(Source code of charts)
..............................

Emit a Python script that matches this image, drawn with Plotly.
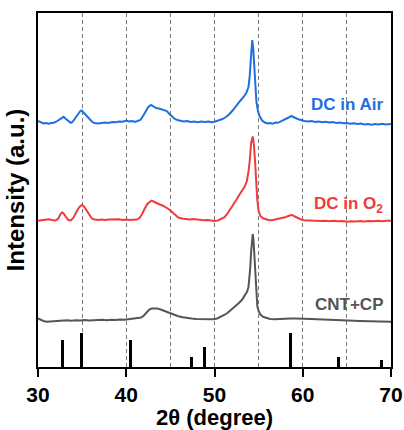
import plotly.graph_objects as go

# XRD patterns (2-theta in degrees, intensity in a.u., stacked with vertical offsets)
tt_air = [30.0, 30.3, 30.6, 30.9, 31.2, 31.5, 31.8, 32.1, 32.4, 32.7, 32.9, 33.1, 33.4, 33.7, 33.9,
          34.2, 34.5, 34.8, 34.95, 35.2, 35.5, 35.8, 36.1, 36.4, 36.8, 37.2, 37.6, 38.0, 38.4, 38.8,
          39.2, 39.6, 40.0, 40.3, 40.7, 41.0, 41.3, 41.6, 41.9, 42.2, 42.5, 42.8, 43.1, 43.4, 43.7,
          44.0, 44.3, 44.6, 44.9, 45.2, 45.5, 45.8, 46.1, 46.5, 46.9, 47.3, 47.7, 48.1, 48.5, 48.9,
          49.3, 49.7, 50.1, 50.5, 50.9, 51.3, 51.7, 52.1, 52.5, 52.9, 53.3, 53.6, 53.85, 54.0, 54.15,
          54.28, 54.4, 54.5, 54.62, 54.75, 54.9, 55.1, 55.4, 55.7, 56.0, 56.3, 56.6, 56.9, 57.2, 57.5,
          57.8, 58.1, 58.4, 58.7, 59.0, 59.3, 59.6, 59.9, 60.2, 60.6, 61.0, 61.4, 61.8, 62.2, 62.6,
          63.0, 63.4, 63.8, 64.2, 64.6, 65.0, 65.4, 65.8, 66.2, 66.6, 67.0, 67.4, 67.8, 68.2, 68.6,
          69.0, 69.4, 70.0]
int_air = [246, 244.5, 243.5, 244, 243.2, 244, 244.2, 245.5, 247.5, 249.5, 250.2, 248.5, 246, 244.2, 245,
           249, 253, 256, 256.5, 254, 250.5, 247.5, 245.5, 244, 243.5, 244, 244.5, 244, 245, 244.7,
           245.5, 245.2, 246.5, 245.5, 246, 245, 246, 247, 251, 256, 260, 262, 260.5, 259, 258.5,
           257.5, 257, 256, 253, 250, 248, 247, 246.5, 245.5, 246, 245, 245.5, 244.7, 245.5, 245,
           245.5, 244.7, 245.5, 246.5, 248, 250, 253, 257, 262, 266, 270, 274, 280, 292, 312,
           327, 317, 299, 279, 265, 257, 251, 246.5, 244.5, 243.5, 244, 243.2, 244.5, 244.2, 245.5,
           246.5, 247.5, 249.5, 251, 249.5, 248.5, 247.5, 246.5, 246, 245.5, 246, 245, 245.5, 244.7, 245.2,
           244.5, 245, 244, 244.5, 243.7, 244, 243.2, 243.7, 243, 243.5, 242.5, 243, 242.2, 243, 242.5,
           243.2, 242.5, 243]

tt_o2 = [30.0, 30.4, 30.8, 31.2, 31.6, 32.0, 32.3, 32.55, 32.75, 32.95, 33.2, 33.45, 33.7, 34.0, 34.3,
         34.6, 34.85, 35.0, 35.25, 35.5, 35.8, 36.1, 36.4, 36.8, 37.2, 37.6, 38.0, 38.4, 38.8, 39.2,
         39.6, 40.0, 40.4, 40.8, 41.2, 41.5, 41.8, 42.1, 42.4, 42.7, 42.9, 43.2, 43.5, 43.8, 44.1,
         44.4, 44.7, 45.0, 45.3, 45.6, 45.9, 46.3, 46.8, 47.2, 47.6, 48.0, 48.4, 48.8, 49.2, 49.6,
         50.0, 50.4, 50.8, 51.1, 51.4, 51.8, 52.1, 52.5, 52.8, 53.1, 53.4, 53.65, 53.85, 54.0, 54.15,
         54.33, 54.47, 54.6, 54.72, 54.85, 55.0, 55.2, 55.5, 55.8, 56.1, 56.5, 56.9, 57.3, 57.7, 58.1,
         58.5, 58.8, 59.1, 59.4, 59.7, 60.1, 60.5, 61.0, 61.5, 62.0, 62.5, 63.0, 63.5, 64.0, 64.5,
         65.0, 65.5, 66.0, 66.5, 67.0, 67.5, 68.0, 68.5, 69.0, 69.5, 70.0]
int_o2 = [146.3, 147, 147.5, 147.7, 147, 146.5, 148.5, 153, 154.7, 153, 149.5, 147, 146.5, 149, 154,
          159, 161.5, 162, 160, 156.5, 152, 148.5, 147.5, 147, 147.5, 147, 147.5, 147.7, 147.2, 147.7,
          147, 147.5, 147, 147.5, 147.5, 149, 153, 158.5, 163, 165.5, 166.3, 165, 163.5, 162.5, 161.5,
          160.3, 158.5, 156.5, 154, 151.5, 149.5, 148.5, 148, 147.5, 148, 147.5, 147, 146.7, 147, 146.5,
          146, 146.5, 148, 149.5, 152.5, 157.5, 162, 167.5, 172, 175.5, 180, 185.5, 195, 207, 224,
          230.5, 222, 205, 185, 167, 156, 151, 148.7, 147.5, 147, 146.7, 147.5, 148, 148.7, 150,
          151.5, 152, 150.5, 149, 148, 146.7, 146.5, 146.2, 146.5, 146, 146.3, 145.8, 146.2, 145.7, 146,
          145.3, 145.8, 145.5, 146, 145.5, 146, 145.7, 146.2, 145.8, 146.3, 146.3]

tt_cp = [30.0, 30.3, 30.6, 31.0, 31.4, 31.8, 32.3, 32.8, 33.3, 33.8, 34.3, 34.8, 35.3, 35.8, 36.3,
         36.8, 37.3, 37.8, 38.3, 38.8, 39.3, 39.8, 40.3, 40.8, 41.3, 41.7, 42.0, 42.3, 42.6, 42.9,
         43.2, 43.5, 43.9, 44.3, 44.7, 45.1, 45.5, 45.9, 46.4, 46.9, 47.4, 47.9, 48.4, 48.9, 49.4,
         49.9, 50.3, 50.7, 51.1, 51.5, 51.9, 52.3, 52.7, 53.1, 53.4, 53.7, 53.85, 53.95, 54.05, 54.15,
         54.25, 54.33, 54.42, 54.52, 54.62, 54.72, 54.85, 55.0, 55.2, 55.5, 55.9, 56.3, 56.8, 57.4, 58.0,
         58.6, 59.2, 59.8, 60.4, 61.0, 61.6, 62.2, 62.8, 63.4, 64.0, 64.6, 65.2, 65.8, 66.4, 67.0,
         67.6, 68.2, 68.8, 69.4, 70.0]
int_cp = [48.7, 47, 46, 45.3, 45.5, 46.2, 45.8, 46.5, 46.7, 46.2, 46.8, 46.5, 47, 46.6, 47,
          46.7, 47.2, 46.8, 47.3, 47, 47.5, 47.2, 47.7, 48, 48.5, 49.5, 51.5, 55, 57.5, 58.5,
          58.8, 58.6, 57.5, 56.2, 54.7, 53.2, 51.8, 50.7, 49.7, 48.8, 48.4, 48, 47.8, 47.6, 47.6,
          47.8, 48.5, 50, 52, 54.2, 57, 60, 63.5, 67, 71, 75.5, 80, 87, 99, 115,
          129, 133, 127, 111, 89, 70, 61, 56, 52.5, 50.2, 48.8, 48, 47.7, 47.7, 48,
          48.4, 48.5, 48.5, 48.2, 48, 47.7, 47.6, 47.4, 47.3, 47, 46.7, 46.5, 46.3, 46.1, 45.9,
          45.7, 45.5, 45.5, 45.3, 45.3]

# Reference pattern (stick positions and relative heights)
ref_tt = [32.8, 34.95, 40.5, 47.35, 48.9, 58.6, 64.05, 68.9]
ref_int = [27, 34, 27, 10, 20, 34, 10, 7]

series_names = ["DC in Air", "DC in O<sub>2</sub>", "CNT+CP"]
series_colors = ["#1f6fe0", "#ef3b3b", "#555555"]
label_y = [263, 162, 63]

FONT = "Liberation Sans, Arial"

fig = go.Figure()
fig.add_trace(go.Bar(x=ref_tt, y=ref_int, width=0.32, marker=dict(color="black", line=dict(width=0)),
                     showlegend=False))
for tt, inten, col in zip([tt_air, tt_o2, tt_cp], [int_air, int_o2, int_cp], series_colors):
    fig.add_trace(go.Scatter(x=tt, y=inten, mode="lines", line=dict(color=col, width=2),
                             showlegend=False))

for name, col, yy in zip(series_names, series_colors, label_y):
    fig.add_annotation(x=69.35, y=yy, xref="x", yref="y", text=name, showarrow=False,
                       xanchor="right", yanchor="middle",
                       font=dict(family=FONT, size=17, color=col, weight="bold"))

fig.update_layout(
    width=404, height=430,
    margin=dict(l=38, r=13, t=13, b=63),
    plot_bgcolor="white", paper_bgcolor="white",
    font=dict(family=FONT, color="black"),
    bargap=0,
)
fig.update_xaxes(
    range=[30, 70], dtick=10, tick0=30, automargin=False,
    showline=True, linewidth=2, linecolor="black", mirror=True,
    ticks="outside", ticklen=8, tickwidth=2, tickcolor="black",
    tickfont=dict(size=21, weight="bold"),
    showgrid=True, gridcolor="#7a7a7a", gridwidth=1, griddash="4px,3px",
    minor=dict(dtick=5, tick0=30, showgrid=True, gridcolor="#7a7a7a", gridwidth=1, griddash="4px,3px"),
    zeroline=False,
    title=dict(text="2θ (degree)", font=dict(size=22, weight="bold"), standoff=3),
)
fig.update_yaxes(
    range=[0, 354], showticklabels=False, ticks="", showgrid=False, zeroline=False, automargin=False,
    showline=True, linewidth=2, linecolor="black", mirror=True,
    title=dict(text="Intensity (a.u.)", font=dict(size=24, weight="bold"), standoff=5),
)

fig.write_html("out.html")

..............................

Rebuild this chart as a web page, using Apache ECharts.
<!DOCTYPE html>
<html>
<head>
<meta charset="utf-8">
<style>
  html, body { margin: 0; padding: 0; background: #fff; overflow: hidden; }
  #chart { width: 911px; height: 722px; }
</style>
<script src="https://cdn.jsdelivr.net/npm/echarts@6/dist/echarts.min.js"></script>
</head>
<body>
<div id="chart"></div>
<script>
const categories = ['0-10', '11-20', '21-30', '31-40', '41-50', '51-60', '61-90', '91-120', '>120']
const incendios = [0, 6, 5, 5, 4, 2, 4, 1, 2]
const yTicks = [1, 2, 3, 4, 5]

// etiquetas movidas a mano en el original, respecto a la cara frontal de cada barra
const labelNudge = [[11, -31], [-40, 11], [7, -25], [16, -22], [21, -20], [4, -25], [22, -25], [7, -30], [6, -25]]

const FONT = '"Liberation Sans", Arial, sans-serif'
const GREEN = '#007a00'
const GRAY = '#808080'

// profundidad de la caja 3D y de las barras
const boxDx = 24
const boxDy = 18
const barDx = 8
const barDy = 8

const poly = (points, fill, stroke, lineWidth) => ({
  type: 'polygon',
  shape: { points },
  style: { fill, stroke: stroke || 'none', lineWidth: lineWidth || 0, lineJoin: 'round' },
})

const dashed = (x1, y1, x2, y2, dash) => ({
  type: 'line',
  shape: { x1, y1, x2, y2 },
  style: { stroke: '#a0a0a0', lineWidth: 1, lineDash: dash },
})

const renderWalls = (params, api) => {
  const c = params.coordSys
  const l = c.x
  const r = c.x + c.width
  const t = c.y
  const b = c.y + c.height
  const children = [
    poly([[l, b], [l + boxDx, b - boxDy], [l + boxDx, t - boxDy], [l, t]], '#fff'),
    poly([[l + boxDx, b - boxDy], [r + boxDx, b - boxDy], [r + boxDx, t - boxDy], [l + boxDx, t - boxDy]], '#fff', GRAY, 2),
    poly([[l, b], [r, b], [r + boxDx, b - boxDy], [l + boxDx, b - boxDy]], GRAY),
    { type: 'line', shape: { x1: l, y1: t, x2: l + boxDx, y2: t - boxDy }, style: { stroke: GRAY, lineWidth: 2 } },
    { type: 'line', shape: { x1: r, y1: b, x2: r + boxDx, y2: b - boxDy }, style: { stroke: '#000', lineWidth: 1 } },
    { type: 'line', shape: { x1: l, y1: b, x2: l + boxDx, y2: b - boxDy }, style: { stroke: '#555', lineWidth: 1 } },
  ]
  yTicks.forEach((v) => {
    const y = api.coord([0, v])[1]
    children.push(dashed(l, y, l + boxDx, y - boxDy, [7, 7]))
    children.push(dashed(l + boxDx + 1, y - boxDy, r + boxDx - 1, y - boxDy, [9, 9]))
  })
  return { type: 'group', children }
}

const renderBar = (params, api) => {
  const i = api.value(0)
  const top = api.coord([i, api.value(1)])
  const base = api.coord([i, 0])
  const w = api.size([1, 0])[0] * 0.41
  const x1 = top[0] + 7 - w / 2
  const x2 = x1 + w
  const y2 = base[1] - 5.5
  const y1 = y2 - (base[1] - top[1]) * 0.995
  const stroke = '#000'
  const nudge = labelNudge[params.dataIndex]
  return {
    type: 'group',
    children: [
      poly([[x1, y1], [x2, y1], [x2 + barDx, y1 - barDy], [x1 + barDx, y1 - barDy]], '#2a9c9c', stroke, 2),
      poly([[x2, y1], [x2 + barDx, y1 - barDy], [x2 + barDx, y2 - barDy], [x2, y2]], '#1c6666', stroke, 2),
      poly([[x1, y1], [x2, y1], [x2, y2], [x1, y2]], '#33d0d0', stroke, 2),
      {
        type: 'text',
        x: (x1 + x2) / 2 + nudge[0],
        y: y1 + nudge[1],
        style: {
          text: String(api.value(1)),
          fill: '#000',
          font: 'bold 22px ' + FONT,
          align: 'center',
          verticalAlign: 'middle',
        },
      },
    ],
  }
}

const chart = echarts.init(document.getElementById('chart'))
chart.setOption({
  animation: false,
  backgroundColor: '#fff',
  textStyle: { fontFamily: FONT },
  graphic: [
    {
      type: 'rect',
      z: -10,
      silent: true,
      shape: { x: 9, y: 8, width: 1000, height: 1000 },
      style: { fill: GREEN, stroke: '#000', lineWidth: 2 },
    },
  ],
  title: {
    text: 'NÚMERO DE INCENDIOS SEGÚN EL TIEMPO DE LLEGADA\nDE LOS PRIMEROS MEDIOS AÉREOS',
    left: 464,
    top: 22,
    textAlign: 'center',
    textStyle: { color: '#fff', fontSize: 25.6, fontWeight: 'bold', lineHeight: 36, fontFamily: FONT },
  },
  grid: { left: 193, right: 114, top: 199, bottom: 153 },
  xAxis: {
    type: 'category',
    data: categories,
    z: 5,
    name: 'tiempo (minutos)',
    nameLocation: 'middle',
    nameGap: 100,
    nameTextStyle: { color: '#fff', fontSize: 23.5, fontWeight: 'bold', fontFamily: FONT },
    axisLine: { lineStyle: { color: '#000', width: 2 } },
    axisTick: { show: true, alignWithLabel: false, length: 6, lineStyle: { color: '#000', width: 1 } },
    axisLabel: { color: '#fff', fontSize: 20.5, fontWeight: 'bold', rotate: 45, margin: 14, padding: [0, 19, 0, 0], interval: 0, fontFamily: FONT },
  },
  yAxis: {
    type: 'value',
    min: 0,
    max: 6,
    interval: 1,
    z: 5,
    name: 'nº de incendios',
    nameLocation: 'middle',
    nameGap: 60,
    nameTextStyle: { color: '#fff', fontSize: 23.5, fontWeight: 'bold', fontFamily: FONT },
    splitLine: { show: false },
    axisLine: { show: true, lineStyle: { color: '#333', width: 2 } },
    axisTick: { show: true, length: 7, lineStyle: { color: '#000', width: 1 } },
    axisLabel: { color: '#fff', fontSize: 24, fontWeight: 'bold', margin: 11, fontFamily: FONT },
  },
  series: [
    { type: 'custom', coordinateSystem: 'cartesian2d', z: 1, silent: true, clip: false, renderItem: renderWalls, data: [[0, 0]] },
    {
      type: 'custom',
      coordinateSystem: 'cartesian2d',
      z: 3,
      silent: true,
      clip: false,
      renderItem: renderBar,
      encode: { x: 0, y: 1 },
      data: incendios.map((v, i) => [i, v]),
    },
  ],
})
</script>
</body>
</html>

..............................

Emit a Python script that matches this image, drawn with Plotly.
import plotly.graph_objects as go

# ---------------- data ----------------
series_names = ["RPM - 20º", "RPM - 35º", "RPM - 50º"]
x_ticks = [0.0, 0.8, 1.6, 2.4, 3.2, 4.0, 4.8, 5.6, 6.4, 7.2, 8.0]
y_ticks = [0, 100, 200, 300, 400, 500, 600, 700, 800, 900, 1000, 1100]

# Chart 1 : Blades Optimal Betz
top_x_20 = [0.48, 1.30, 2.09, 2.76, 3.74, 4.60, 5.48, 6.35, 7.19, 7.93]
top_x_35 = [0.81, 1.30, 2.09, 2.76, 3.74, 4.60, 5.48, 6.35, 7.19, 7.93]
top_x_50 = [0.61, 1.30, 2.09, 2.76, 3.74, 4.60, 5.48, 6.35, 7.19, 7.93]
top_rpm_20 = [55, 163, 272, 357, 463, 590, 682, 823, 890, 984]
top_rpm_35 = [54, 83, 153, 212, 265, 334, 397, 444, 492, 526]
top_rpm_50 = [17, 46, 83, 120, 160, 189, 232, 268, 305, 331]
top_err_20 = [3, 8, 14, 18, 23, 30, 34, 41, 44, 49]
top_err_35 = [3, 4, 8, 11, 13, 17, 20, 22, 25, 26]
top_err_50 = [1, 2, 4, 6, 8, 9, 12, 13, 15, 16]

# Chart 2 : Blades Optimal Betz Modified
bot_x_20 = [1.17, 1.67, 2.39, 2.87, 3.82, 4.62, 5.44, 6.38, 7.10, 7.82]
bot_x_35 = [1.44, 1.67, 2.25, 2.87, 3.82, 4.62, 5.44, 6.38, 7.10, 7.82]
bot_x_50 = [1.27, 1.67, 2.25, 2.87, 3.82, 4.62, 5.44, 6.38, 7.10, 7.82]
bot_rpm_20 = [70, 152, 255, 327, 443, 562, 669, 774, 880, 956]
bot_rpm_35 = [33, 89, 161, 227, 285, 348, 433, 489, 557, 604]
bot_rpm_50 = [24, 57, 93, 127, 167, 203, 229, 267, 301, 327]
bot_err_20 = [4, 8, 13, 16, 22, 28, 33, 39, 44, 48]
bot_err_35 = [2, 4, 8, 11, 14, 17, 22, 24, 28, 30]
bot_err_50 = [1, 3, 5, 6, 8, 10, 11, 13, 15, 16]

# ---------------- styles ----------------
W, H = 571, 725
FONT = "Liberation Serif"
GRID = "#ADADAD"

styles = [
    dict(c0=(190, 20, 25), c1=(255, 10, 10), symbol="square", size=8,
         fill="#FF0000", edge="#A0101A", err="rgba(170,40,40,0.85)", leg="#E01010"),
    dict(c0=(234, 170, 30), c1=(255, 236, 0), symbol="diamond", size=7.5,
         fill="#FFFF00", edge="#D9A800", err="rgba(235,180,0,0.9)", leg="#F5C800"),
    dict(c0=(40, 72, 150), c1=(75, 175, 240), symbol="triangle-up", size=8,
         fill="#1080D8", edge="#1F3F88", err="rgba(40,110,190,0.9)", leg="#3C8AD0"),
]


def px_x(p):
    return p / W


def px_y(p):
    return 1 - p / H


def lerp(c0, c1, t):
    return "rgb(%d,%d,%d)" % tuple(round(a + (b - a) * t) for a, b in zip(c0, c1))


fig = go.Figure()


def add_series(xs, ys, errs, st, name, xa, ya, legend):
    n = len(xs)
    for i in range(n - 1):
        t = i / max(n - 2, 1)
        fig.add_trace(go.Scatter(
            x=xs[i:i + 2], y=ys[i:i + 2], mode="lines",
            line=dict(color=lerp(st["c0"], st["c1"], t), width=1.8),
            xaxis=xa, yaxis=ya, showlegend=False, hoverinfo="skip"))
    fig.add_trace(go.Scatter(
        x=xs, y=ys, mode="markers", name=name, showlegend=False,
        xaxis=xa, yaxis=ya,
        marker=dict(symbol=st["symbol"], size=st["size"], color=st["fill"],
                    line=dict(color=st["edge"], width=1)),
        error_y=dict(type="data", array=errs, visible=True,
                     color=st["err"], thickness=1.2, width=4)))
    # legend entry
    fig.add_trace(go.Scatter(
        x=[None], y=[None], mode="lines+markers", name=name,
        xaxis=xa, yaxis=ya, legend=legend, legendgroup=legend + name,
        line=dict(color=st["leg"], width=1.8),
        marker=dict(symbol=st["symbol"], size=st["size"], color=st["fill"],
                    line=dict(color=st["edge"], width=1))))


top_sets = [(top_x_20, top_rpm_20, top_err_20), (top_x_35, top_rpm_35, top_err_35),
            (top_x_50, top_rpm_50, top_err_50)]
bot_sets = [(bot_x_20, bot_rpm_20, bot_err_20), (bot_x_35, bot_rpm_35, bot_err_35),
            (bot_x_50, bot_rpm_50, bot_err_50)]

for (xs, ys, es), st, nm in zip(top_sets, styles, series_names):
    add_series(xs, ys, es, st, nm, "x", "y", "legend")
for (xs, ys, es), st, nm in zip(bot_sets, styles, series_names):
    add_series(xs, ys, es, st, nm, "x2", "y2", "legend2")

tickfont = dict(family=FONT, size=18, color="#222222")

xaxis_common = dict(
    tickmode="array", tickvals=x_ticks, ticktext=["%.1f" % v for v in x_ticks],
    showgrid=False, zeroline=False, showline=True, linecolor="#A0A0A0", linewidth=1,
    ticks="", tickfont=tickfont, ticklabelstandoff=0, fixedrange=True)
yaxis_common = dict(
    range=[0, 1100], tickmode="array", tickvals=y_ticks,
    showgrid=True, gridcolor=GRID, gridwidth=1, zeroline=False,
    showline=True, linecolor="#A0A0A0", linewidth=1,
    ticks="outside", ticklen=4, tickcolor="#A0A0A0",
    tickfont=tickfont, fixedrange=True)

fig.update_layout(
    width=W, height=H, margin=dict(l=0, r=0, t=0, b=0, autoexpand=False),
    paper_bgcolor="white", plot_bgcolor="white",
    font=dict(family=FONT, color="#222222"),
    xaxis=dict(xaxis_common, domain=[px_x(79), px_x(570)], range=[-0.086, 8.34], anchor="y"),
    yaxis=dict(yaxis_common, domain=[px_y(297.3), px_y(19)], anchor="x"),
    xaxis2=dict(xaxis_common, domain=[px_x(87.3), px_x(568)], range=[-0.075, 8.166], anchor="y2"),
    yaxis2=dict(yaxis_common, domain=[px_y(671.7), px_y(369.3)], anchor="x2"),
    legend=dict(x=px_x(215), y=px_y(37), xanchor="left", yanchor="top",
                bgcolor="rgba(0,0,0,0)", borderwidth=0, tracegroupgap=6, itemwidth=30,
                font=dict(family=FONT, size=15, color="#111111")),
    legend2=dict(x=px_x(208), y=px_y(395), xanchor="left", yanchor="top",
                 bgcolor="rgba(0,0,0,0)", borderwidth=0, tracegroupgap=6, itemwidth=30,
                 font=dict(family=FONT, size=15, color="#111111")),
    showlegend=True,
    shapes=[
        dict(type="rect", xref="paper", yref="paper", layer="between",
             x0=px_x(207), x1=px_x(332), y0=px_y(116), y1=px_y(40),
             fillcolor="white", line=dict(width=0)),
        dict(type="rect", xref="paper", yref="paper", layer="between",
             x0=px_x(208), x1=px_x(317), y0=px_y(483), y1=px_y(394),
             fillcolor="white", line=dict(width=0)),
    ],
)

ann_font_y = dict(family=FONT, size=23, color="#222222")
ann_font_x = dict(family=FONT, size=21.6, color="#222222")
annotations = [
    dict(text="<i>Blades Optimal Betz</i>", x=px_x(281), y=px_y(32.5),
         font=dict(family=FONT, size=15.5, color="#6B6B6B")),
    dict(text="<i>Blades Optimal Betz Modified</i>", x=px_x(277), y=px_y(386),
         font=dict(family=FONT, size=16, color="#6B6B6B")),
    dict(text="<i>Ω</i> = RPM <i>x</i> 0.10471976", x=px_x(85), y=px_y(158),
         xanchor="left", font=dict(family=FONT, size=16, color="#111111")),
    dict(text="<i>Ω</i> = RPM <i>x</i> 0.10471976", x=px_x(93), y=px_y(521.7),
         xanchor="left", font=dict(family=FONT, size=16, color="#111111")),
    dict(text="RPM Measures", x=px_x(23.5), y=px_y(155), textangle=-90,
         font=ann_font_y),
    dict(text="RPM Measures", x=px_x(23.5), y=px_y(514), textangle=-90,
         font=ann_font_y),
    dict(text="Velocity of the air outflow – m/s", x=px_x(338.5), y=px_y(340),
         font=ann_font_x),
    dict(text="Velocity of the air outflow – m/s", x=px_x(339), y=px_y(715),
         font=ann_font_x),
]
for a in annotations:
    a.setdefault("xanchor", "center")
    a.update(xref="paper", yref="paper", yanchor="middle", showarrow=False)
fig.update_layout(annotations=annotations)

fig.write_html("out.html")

..............................

- _DO THIS_:
Show each line holding the word "script".

- _CORRECT RESULT_:
Emit a Python script that matches this image, drawn with Plotly.
<script src="https://cdn.jsdelivr.net/npm/echarts@6/dist/echarts.min.js"></script>
<script>
</script>
Emit a Python script that matches this image, drawn with Plotly.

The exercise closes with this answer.